Data =>
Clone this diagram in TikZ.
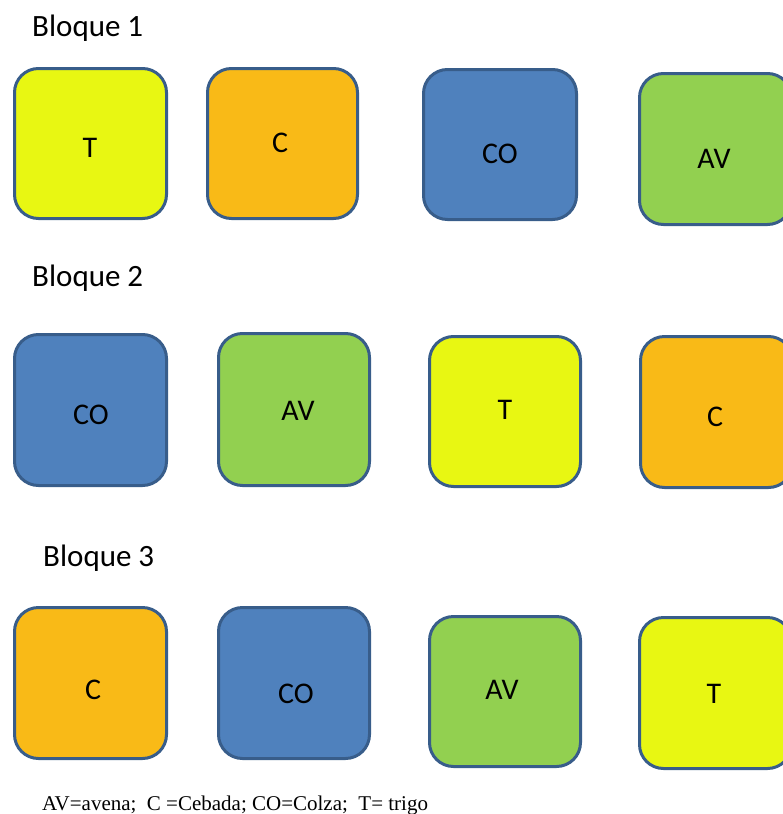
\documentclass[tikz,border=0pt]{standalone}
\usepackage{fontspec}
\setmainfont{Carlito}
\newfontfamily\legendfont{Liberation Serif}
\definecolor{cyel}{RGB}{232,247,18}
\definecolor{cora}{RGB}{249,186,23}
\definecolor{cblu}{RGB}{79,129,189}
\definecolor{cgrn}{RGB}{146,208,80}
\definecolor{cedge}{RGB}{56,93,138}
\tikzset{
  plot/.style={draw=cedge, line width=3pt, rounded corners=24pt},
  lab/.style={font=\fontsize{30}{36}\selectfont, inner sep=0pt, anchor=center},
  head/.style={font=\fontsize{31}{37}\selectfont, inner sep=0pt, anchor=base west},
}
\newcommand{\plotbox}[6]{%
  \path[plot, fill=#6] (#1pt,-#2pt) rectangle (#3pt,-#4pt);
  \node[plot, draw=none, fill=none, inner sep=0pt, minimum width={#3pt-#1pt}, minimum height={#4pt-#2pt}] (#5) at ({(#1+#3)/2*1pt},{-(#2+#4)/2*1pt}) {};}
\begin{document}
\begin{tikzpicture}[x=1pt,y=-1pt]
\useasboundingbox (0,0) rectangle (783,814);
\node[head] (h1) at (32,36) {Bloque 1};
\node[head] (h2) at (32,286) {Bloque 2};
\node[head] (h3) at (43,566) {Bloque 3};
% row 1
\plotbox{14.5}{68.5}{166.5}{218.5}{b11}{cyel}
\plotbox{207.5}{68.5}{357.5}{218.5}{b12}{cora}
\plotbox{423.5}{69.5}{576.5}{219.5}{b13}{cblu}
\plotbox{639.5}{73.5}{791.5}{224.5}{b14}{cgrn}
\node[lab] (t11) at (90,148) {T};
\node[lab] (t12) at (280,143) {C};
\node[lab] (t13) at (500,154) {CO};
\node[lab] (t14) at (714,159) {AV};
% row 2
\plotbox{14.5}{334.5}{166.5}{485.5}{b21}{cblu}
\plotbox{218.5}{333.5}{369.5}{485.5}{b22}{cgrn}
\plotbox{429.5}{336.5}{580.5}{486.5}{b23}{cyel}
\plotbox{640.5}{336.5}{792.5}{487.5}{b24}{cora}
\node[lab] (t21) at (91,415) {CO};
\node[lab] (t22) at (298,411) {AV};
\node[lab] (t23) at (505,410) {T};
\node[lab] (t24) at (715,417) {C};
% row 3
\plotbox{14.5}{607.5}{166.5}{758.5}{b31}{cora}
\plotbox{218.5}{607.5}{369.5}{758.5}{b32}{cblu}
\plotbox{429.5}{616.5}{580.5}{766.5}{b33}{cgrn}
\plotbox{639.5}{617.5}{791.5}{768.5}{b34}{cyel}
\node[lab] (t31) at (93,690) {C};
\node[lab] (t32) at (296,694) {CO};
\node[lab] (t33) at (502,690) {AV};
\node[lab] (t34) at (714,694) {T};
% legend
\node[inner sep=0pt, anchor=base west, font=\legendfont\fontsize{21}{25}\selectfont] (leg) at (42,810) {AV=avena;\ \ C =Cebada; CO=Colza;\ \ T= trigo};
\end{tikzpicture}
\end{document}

==

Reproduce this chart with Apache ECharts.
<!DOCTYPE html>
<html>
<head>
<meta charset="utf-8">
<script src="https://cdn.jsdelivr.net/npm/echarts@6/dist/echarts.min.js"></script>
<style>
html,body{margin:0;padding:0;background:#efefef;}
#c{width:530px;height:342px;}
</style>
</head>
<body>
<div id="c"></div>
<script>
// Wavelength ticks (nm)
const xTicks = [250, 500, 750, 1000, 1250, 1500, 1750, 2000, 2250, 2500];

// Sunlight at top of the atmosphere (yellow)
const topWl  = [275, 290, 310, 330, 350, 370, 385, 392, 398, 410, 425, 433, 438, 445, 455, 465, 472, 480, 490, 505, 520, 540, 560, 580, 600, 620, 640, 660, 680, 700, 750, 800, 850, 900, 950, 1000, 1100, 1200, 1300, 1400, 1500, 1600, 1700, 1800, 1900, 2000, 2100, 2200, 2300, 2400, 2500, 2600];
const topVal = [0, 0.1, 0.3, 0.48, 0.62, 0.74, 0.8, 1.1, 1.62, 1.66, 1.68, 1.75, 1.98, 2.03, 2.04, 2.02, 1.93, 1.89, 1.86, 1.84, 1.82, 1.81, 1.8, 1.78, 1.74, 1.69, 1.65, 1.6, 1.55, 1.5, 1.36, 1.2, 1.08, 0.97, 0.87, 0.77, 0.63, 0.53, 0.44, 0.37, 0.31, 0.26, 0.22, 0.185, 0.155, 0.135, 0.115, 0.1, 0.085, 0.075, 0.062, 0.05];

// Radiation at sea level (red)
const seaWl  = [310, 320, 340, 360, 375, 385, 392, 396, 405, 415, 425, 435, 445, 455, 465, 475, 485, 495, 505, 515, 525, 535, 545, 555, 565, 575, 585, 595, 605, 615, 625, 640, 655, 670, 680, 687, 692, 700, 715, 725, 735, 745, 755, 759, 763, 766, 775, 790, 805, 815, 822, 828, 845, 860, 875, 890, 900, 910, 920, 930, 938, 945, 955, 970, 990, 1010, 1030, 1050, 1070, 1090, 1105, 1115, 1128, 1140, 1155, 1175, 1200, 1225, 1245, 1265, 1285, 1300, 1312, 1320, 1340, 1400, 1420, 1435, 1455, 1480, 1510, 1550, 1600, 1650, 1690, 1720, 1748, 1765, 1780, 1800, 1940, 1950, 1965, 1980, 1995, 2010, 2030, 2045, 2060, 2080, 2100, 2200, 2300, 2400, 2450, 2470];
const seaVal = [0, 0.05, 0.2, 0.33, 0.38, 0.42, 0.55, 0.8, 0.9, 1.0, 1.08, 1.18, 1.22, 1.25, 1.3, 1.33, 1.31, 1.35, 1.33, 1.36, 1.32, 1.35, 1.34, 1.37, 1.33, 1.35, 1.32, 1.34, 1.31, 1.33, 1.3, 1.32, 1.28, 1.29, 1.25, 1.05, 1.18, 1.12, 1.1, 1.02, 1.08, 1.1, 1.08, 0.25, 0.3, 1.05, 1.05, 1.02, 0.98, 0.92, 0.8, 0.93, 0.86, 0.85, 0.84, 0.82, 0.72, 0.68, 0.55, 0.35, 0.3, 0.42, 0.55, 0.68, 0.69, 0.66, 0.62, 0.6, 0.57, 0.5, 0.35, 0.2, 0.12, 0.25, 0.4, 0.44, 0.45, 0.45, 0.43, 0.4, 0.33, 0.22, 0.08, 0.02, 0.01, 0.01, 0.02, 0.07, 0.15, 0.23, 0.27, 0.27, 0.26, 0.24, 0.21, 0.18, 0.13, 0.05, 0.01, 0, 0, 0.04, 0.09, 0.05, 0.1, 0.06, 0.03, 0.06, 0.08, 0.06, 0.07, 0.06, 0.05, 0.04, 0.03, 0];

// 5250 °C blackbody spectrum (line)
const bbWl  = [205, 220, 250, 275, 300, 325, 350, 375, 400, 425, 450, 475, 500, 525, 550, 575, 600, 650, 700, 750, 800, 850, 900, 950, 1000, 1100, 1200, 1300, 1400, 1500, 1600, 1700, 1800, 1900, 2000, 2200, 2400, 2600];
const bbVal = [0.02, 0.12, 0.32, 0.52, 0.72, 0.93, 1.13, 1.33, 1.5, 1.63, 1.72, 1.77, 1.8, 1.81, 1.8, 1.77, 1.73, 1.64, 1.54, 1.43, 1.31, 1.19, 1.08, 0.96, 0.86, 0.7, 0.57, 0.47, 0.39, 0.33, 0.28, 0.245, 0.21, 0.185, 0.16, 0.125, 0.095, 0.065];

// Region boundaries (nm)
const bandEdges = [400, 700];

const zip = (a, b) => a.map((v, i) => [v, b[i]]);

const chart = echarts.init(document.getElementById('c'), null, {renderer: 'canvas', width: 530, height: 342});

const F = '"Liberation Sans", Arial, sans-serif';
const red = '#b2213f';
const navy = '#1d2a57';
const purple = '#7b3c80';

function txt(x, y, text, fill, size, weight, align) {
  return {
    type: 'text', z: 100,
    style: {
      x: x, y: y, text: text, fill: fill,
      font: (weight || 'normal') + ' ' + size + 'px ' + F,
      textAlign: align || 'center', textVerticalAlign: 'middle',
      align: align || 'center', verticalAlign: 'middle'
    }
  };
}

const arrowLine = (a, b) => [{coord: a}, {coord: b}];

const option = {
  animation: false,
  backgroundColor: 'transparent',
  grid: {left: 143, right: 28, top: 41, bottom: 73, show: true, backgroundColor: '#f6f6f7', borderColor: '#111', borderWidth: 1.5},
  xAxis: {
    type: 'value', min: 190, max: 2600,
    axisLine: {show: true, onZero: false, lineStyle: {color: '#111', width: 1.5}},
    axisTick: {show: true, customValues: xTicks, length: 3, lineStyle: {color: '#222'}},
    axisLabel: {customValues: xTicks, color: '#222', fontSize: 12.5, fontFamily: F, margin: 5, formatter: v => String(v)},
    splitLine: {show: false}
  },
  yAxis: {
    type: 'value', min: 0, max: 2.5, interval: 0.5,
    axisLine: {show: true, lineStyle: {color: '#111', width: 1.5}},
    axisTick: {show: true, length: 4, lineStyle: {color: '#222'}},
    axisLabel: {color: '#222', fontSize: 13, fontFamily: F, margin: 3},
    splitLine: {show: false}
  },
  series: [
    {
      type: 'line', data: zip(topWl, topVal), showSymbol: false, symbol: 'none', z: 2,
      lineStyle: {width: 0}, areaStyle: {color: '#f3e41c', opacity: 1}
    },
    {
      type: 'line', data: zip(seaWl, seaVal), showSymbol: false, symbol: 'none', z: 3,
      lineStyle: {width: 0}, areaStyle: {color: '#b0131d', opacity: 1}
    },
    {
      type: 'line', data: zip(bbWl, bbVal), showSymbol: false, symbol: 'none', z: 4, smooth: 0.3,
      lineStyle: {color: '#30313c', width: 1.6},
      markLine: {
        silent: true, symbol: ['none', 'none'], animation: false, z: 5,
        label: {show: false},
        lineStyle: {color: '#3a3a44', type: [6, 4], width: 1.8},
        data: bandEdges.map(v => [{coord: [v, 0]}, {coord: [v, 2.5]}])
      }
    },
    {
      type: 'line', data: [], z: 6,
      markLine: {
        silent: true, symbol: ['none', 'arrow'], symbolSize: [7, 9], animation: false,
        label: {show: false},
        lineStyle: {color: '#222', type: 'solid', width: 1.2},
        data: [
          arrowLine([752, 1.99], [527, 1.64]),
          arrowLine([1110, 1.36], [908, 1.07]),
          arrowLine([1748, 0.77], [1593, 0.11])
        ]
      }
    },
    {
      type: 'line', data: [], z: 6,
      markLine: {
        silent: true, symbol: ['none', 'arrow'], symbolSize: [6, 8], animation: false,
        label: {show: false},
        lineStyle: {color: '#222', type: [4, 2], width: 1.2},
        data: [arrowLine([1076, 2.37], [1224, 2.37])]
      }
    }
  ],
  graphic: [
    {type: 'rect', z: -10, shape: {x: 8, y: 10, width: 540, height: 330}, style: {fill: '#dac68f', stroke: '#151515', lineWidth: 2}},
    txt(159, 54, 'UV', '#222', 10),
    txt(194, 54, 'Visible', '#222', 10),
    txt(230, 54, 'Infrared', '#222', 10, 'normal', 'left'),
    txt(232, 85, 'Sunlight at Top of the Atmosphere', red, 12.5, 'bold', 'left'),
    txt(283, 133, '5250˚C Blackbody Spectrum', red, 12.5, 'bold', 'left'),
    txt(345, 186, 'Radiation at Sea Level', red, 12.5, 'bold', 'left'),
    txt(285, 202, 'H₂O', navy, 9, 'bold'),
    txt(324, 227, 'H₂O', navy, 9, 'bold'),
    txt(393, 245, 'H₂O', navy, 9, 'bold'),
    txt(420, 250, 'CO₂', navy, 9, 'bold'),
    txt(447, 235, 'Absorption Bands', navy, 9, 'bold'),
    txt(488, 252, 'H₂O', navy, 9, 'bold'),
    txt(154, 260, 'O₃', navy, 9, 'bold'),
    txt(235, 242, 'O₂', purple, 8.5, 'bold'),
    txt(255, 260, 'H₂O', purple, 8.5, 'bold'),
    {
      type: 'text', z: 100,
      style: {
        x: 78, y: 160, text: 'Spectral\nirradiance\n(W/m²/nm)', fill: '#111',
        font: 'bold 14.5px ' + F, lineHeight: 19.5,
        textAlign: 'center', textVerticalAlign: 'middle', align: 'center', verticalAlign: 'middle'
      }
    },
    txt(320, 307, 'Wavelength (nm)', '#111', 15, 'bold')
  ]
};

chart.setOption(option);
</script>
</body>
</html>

==

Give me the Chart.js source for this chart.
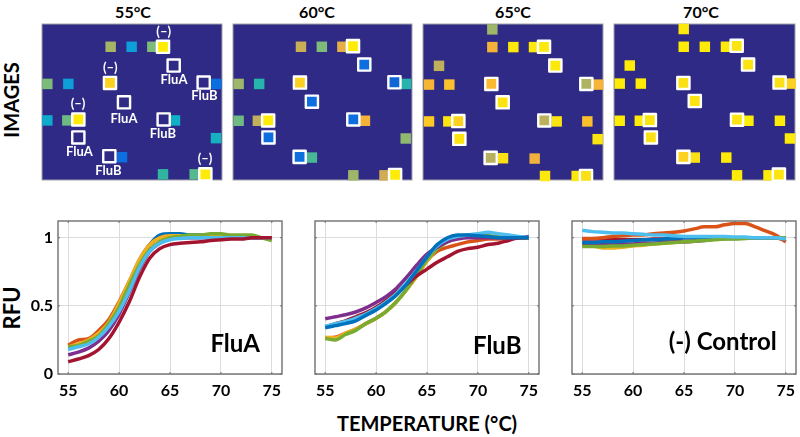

Exercise brief => Return nothing but the lines running from the line with "Reproduce this chart with Apache ECharts." through the line with "0.075, 0.062, 0.05];", exactly as they appear.

Exercise solution =>
Reproduce this chart with Apache ECharts.
<!DOCTYPE html>
<html>
<head>
<meta charset="utf-8">
<script src="https://cdn.jsdelivr.net/npm/echarts@6/dist/echarts.min.js"></script>
<style>
html,body{margin:0;padding:0;background:#efefef;}
#c{width:530px;height:342px;}
</style>
</head>
<body>
<div id="c"></div>
<script>
// Wavelength ticks (nm)
const xTicks = [250, 500, 750, 1000, 1250, 1500, 1750, 2000, 2250, 2500];

// Sunlight at top of the atmosphere (yellow)
const topWl  = [275, 290, 310, 330, 350, 370, 385, 392, 398, 410, 425, 433, 438, 445, 455, 465, 472, 480, 490, 505, 520, 540, 560, 580, 600, 620, 640, 660, 680, 700, 750, 800, 850, 900, 950, 1000, 1100, 1200, 1300, 1400, 1500, 1600, 1700, 1800, 1900, 2000, 2100, 2200, 2300, 2400, 2500, 2600];
const topVal = [0, 0.1, 0.3, 0.48, 0.62, 0.74, 0.8, 1.1, 1.62, 1.66, 1.68, 1.75, 1.98, 2.03, 2.04, 2.02, 1.93, 1.89, 1.86, 1.84, 1.82, 1.81, 1.8, 1.78, 1.74, 1.69, 1.65, 1.6, 1.55, 1.5, 1.36, 1.2, 1.08, 0.97, 0.87, 0.77, 0.63, 0.53, 0.44, 0.37, 0.31, 0.26, 0.22, 0.185, 0.155, 0.135, 0.115, 0.1, 0.085, 0.075, 0.062, 0.05];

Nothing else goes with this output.